Referring to Figure 1 , the invention is a recognition system comprising a user terminal (100) having an image capture unit (1 10) for receiving an image of the said screen (400), for the identification of the said person in at least one image frame including the face of at least one person in a screen (400) enabling the display of video content. A processor unit (not shown in the figure) allows narrowing the database to be searched for face recognition using the text and signs in the image in addition to the face to identify the person matching a face in the images captured by the image capture unit (110), i.e. to apply an additional filter to the search. The face recognition system (10) comprises a user terminal (100) to enable image acquisition and display of the user; a server (200) that can communicate with the user terminal (100) through a communication network (300); a data source (251 ) that has a database that stores the person information containing at least one face image of the persons, to be associated with at least one of the said parameters, to which the said server (200) provides access to perform face recognition operations. In more detail, the face recognition system (10) may also include a person detail information source (252) containing the details of the persons of the server (200).

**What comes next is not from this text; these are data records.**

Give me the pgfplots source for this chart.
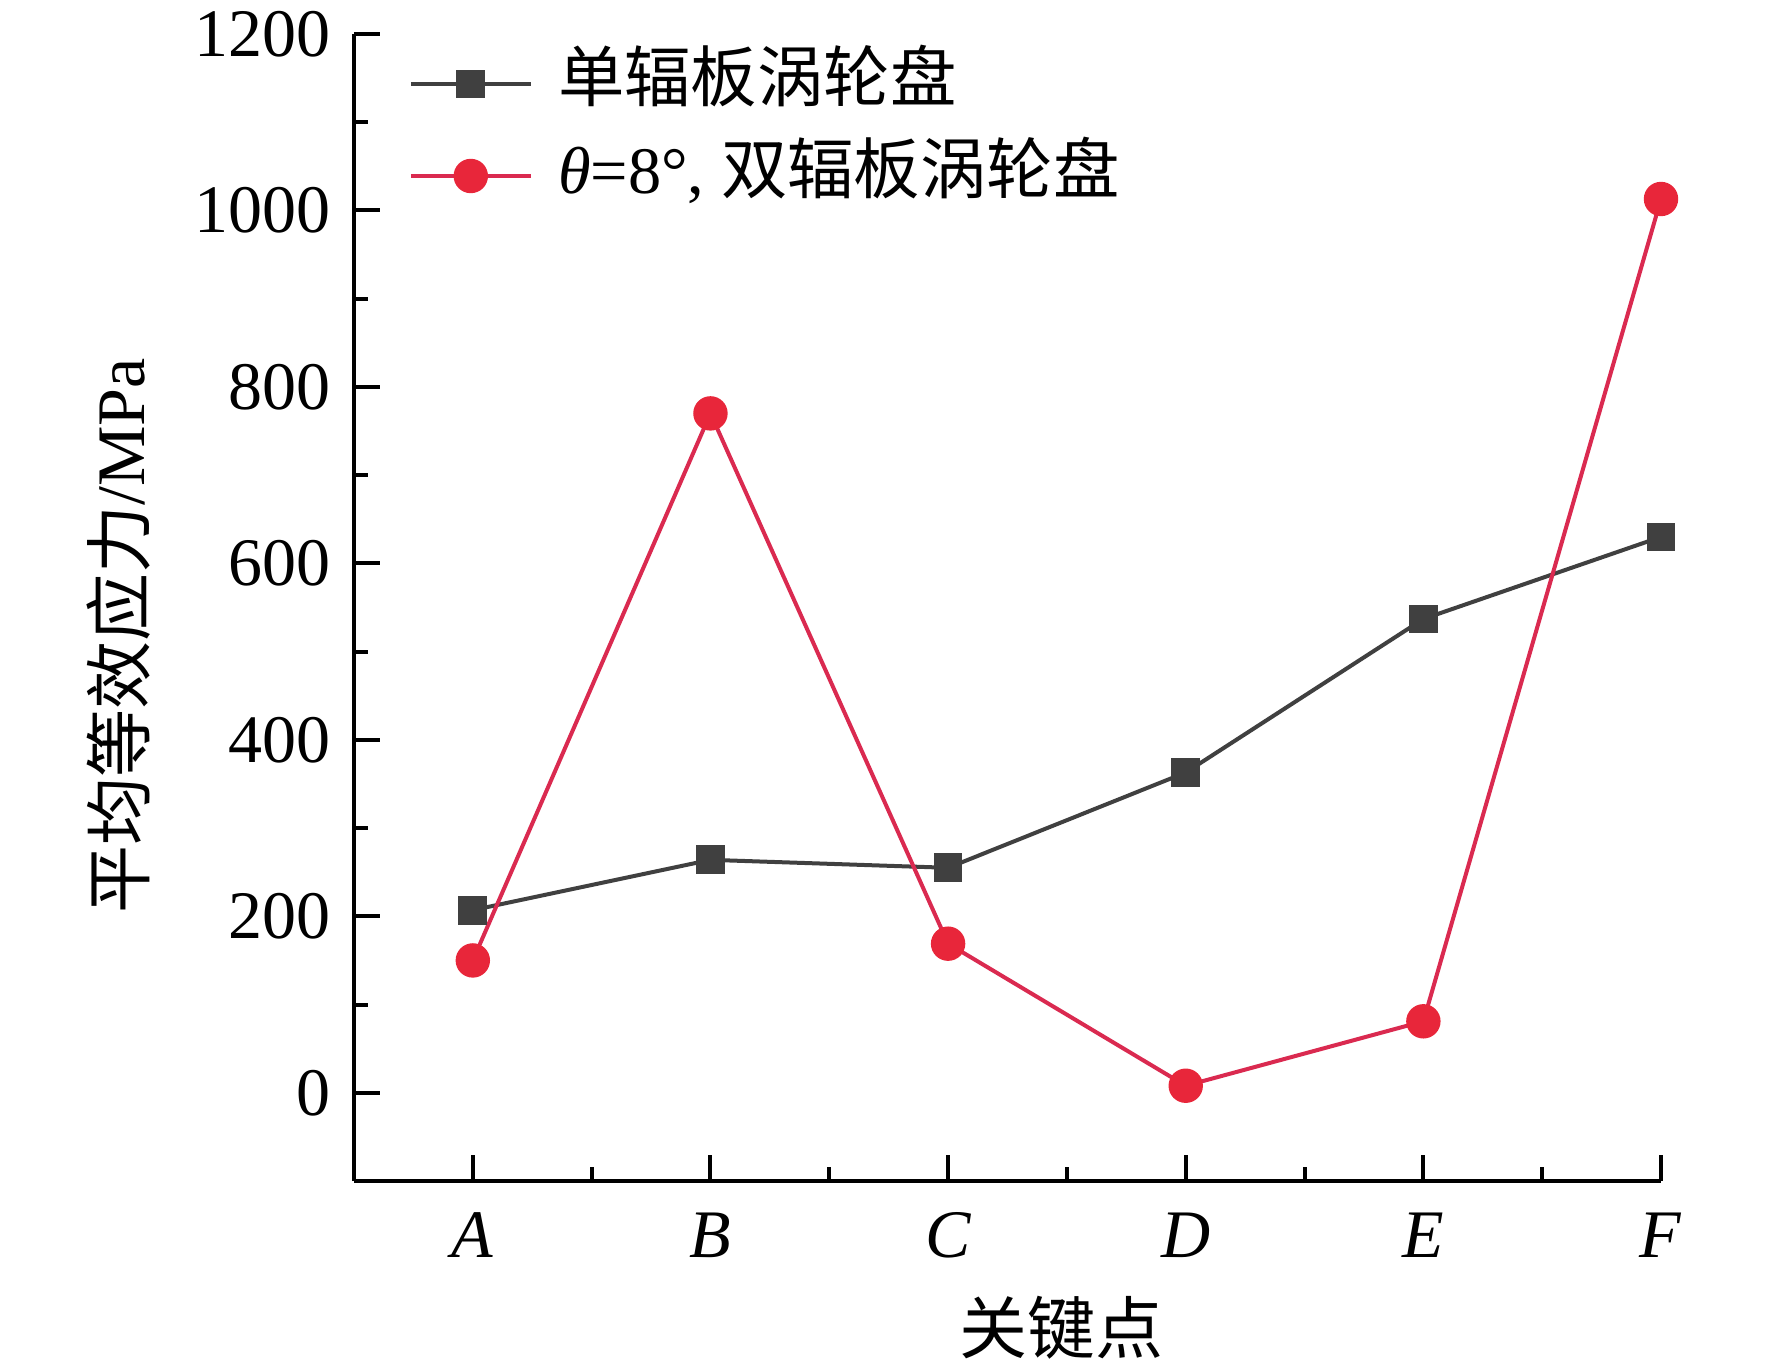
\documentclass[border=0pt]{standalone}
\usepackage{pgfplots}
\pgfplotsset{compat=1.18}
\usepackage{fontspec}
\setmainfont{Liberation Serif}
\newfontfamily\cjk{Noto Sans CJK SC}
\definecolor{sgray}{RGB}{64,64,64}
\definecolor{rline}{RGB}{218,42,80}
\definecolor{rmark}{RGB}{232,38,58}
\begin{document}
\fontsize{17}{20}\selectfont
\begin{tikzpicture}
\begin{axis}[
  at={(0,0)}, anchor=south west,
  scale only axis, width=326.75pt, height=286.75pt,
  xmin=-0.5, xmax=5, ymin=-100, ymax=1200,
  axis x line*=bottom, axis y line*=left,
  axis line style={line width=1pt},
  every tick/.style={black, line width=1pt},
  tick align=inside,
  major tick length=6.5pt, minor tick length=3.5pt,
  xtick={0,1,2,3,4,5},
  xticklabels={\textit{A},\textit{B},\textit{C},\textit{D},\textit{E},\textit{F}},
  minor xtick={0.5,1.5,2.5,3.5,4.5},
  ytick={0,200,400,600,800,1000,1200},
  minor ytick={-100,100,300,500,700,900,1100},
  /pgf/number format/assume math mode=true,
  yticklabel={\pgfmathprintnumber[fixed,1000 sep={}]{\tick}},
  tick label style={font=\fontsize{17}{20}\selectfont},
  xticklabel style={yshift=-2pt},
  xlabel={\cjk 关键点},
  xlabel style={at={(axis description cs:0.5,0)}, anchor=center, yshift=-36.75pt, xshift=13.6pt, font=\fontsize{17}{20}\selectfont},
  ylabel={{\cjk 平均等效应力}/MPa},
  ylabel style={at={(axis description cs:-0.18,0.475)}, anchor=center, font=\fontsize{17}{20}\selectfont},
  legend style={at={(axis description cs:0,1)}, anchor=north west, xshift=13.5pt, yshift=-4.8pt,
    draw=none, fill=none, inner sep=0pt, row sep=8pt, column sep=0pt,
    nodes={text height=12pt, text depth=3pt, inner sep=0pt, anchor=west},
    font=\fontsize{16.6}{20}\selectfont},
  legend cell align=left,
  legend image code/.code={\draw[mark repeat=2,mark phase=2] plot coordinates {(0pt,0pt)(15pt,0pt)(30pt,0pt)};\path (36.3pt,0pt);},
]
\addplot[sgray, line width=1pt, mark=square*, mark size=3.1pt, mark options={fill=sgray, draw=sgray, solid}]
  coordinates {(0,207) (1,264) (2,255) (3,363) (4,537) (5,630)};
\addlegendentry{\cjk 单辐板涡轮盘}
\addplot[rline, line width=1pt, mark=*, mark size=3.8pt, mark options={fill=rmark, draw=rmark, solid}]
  coordinates {(0,150) (1,770) (2,169) (3,8) (4,81) (5,1013)};
\addlegendentry{\textit{θ}=8°, {\cjk 双辐板涡轮盘}}
\end{axis}
\pgfresetboundingbox
\path[use as bounding box] (-88.5pt,-47.5pt) rectangle (354.5pt,295.25pt);
\end{tikzpicture}
\end{document}
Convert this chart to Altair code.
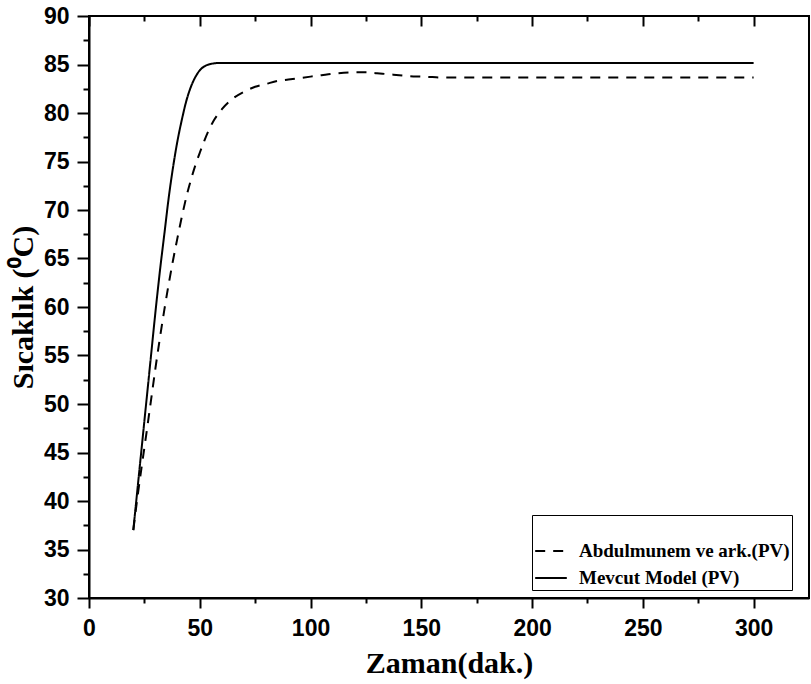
import altair as alt
import pandas as pd

# ---- data ----
series_names = ["Abdulmunem ve ark.(PV)", "Mevcut Model (PV)"]

abd_x = [20, 22, 24, 26, 28, 30, 32, 34, 36, 38, 40, 42, 44, 46, 48, 50, 52, 54, 56, 58, 60,
         65, 70, 75, 80, 85, 90, 95, 100, 105, 110, 115, 120, 125, 130, 135, 140, 145, 150,
         155, 160, 180, 200, 250, 300]
abd_y = [37.0, 40.6, 43.9, 47.1, 50.4, 53.7, 56.8, 59.7, 62.4, 64.9, 67.2, 69.4, 71.4, 73.1,
         74.6, 75.9, 77.1, 78.2, 79.1, 79.8, 80.4, 81.5, 82.2, 82.7, 83.0, 83.3, 83.45, 83.6,
         83.75, 83.9, 84.05, 84.15, 84.2, 84.2, 84.1, 84.0, 83.9, 83.8, 83.75, 83.7, 83.65,
         83.65, 83.65, 83.65, 83.65]

mod_x = [20, 22, 24, 26, 28, 30, 32, 34, 36, 38, 40, 42, 44, 46, 48, 50, 52, 54, 56, 58, 60,
         80, 100, 150, 200, 250, 300]
mod_y = [37.0, 41.5, 46.0, 50.5, 55.0, 59.5, 63.7, 67.5, 71.3, 74.5, 77.2, 79.4, 81.3, 82.7,
         83.7, 84.4, 84.8, 85.0, 85.1, 85.15, 85.15, 85.15, 85.15, 85.15, 85.15, 85.15, 85.15]

x_ticks = [0, 25, 50, 75, 100, 125, 150, 175, 200, 225, 250, 275, 300]
x_major = [0, 50, 100, 150, 200, 250, 300]
x_minor = [25, 75, 125, 175, 225, 275]
y_ticks = [30 + 2.5 * i for i in range(25)]

df = pd.concat([
    pd.DataFrame({"x": abd_x, "y": abd_y, "series": series_names[0]}),
    pd.DataFrame({"x": mod_x, "y": mod_y, "series": series_names[1]}),
], ignore_index=True)

xscale = alt.Scale(domain=[0, 325], nice=False, zero=False)
yscale = alt.Scale(domain=[30, 90], nice=False, zero=False)

sans = "Liberation Sans"
serif = "Liberation Serif"

base = alt.Chart(df)

lines = base.mark_line(color="black", strokeWidth=2, interpolate="monotone").encode(
    x=alt.X("x:Q", scale=xscale,
            axis=alt.Axis(values=x_ticks, title="Zaman(dak.)",
                          labelExpr="datum.value % 50 === 0 ? datum.label : ''",
                          tickSize={"condition": {"test": "datum.value % 50 === 0", "value": 10}, "value": 5},
                          labelOverlap=False, labelFlush=False, labelPadding=9, titlePadding=8)),
    y=alt.Y("y:Q", scale=yscale,
            axis=alt.Axis(values=y_ticks, title="Sıcaklık (⁰C)",
                          labelExpr="datum.value % 5 === 0 ? datum.label : ''",
                          tickSize={"condition": {"test": "datum.value % 5 === 0", "value": 12}, "value": 6},
                          labelOverlap=False, labelFlush=False, labelPadding=8, titlePadding=5)),
    strokeDash=alt.StrokeDash("series:N",
                              scale=alt.Scale(domain=series_names, range=[[10, 8], [1, 0]]),
                              legend=alt.Legend(orient="none", legendX=443, legendY=499,
                                                title=" ", titleFontSize=14, titlePadding=3,
                                                symbolType="stroke", symbolSize=1000,
                                                symbolStrokeColor="black", symbolStrokeWidth=2,
                                                labelFont=serif, labelFontWeight="bold",
                                                labelFontSize=19, labelLimit=400, labelOffset=11,
                                                fillColor="white", strokeColor="black",
                                                padding=2, rowPadding=0)),
    detail="series:N",
)

top_major = base.mark_line(opacity=0).encode(
    x=alt.X("x:Q", scale=xscale,
            axis=alt.Axis(orient="top", values=x_major, labels=False, domain=False,
                          tickSize=10, offset=-10, title=None, grid=False)),
    y=alt.Y("y:Q", scale=yscale, axis=None),
    detail="series:N",
)

top_minor = base.mark_line(opacity=0).encode(
    x=alt.X("x:Q", scale=xscale,
            axis=alt.Axis(orient="top", values=x_minor, labels=False, domain=False,
                          tickSize=5, offset=-5, title=None, grid=False)),
    y=alt.Y("y:Q", scale=yscale, axis=None),
    detail="series:N",
)

chart = alt.layer(lines, top_major, top_minor).resolve_axis(
    x="independent", y="independent"
).properties(
    width=720, height=582,
    autosize=alt.AutoSizeParams(type="none"),
    padding={"left": 89, "top": 16, "right": 2, "bottom": 86},
    background="white",
).configure_view(
    stroke="black", strokeWidth=2
).configure_axis(
    grid=False, domainColor="black", domainWidth=2, tickColor="black", tickWidth=2,
    labelFont=sans, labelFontWeight="bold", labelFontSize=23, labelColor="black",
    titleFont=serif, titleFontWeight="bold", titleFontSize=30, titleColor="black",
)

chart.save("out.html", embed_options={"renderer": "svg", "actions": False})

The said processor unit may be a terminal processor (120) of the user terminal (100). In a possible embodiment of the invention, the processor unit may be the server processor (210) of a server (200). In another embodiment of the invention, the processor unit may include a co-operating terminal processor (120) and server processor (210) to perform some of the steps of the invention.

(100)

The said user terminal (100) may include a communication unit (130) for communicating with the processor unit through the communication network (300). The communication network (300) may be an internet or similar network. The communication unit (130) may also be, for example, hardware that enables wireless connection to the internet network. The user terminal (100) may include a user interface to enable data to be presented to the user. The image capture unit (1 10) of the user terminal (100) may be a camera. The terminal processor unit (120) of the user terminal (100) may be associated with a memory unit (140), it may include software consisting of command lines registered in the said memory unit (140) and contributing to the operation of the invention. The user terminal (100) may be a smartphone, tablet computer, smartwatch, general-purpose computer, etc.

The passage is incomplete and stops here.